¿Puede un gobierno elegido democráticamente convertirse en una dictadura? Si le preguntan a algún político, analista o partidario del gobierno actual, les dirán que no. Mientras la gente les confíe el voto y no haya sangre, no hay ningún problema.

Las personas que piensan así solo pueden hacerlo por dos motivos: son ignorantes o buscan una renta para fingir que lo son. Nadie, en su sano juicio, sería capaz de respaldar una posición tan absurda. Acá no hay intermedios; al menos no uno que yo pueda distinguir.

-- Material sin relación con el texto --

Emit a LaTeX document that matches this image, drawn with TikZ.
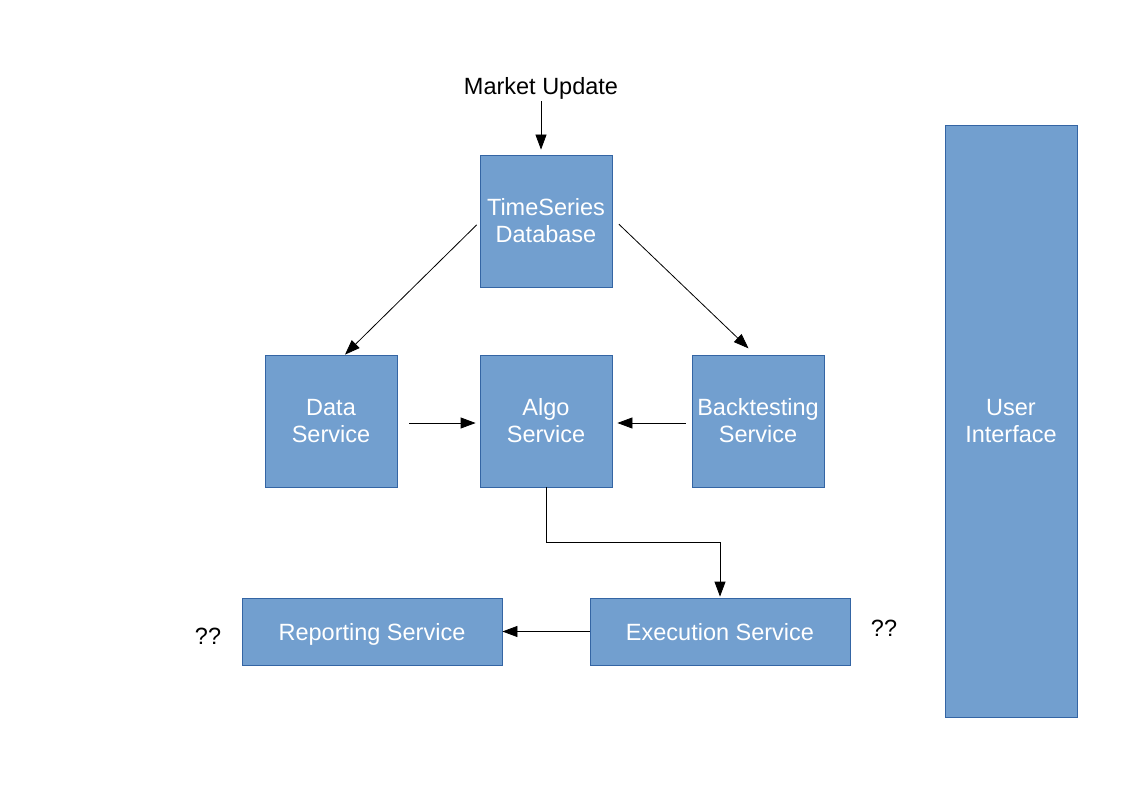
\documentclass[tikz,border=0pt]{standalone}
\usepackage{fontspec}
\setmainfont{Liberation Sans}
\usetikzlibrary{arrows.meta}
\definecolor{boxfill}{HTML}{729FCF}
\definecolor{boxline}{HTML}{3465A4}
\begin{document}
\begin{tikzpicture}[x=1pt,y=-1pt,
  svc/.style={draw=boxline, fill=boxfill, line width=0.8pt, text=white, align=center,
    font=\fontsize{23.5}{27}\selectfont, inner sep=0pt},
  lbl/.style={font=\fontsize{23.5}{27}\selectfont, inner sep=0pt, text=black},
  conn/.style={draw=black, line width=0.8pt, -{Triangle[length=15pt,width=11pt]}}]
\useasboundingbox (0,0) rectangle (1123,794);
\fill[white] (0,0) rectangle (1123,794);

\node[svc, minimum width=132pt, minimum height=132pt] (ts) at (546,221) {TimeSeries\\Database};
\node[svc, minimum width=132pt, minimum height=132pt] (data) at (331,421) {Data\\Service};
\node[svc, minimum width=132pt, minimum height=132pt] (algo) at (546,421) {Algo\\Service};
\node[svc, minimum width=132pt, minimum height=132pt] (bt) at (758,421) {Backtesting\\Service};
\node[svc, minimum width=260pt, minimum height=67pt] (rep) at (372,631.5) {\raisebox{-3pt}[\height][\depth]{Reporting Service}};
\node[svc, minimum width=260pt, minimum height=67pt] (exec) at (720,631.5) {\raisebox{-1pt}[\height][\depth]{Execution Service}};
\node[svc, minimum width=132pt, minimum height=592pt] (ui) at (1011,421) {User\\Interface};

\node[lbl] (mu) at (541,88) {Market Update};
\node[lbl] (q1) at (208,636) {??};
\node[lbl] (q2) at (884,628) {??};

\draw[conn, shorten <=2pt, shorten >=5pt] (mu.south) -- (mu.south |- ts.north);
\draw[conn, shorten <=4pt] ([yshift=-1pt]ts.west) -- ([xshift=14pt]data.north);
\draw[conn, shorten <=9pt, shorten >=9pt] ([yshift=3pt]ts.east) -- ([xshift=-3pt]bt.north);
\draw[conn, shorten <=12pt, shorten >=4pt] ([yshift=-2pt]data.east) -- ([yshift=-2pt]algo.west);
\draw[conn, shorten <=6pt, shorten >=5pt] ([yshift=-2pt]bt.west) -- ([yshift=-2pt]algo.east);
\draw[conn, shorten >=1pt] (algo.south) -- ++(0,55) -| (exec.north);
\draw[conn] (exec.west) -- (rep.east);
\end{tikzpicture}
\end{document}
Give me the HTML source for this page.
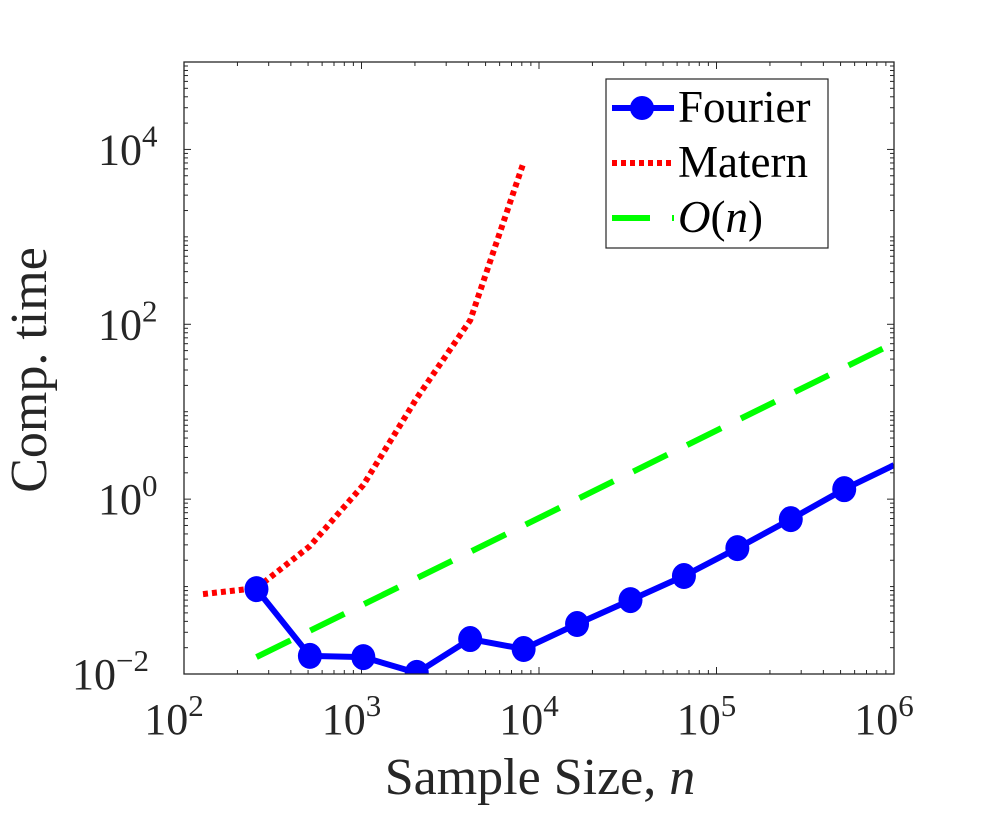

Que un gobierno haya superado con éxito el proceso electoral no prueba más que el hecho de que tiene suficiente popularidad entre los votantes. Si bien es un paso fundamental para llegar al poder de manera pacífica, haber demostrado superioridad en las urnas no es inmunidad ante posibles desviaciones a modelos autoritarios ni una bendición para que los elegidos reclamen derechos de propiedad sobre las personas o exijan que las instituciones se rindan a sus pies. Más allá del origen del poder, también es importante considerar los propósitos.

La ausencia de violencia tampoco es un indicador confiable de vivir en libertad. Para someter a un país a una dictadura, no es necesario sacar un pelotón de soldados que amenacen de derecha a izquierda a cualquiera que se oponga al gobierno o se atreva a cuestionarlo. El mismo objetivo se puede lograr sin un solo disparo prostituyendo las instituciones democráticas para que los límites que marcan la separación de poderes y garantizan nuestras libertades individuales se diluyan en favor de los caprichos de una sola persona, el titular del Ejecutivo.

Los dictadores de hoy no son tan toscos como solían ser. Las redes sociales, la prensa, la organización de la sociedad civil y los avances políticos a nivel mundial a favor de la libertad han obligado a quienes tienen aspiraciones autoritarias a buscar innovadoras formas de imponer su voluntad sin recurrir al fraude directo o la violencia. Su nuevo desafío es someter a todos a su supuesta omnipotencia y reclamar los beneficios de una dictadura sin ser reconocidos como tal, donde todo acto que agranda su poder y se ajusta a su criterio político es justo y legal.

Si algo hemos aprendido de otros países que recientemente han caído en dictadura es que ahora surgen por infección, no revolución. Llenan las instituciones públicas de simpatizantes para asegurar su lealtad y poder espiar lo que allí sucede; crean enemigos ficticios para poder culpar a otros de sus errores; compran voluntades en áreas estratégicas, tanto en el sector público como en el privado; patrocinan a intelectuales, que se dedican a promover y defender ideas que favorecen la concentración del poder; crean medios para desinformar a la población, pero lo más importante, beatificar su imagen; utilizan la fuerza armada para mil y un cosas, a fin de naturalizar su presencia en las calles; y quién sabe qué otras cosas para esconder su verdadera cara, minar los límites al poder y así dar la apariencia de ser democráticos y respetuosos de la libertad.

Pero El Salvador todavía tiene tiempo para evitar caer en una dictadura. El 28 de febrero tendremos una oportunidad más corregir el rumbo y evitar que la infección continúe.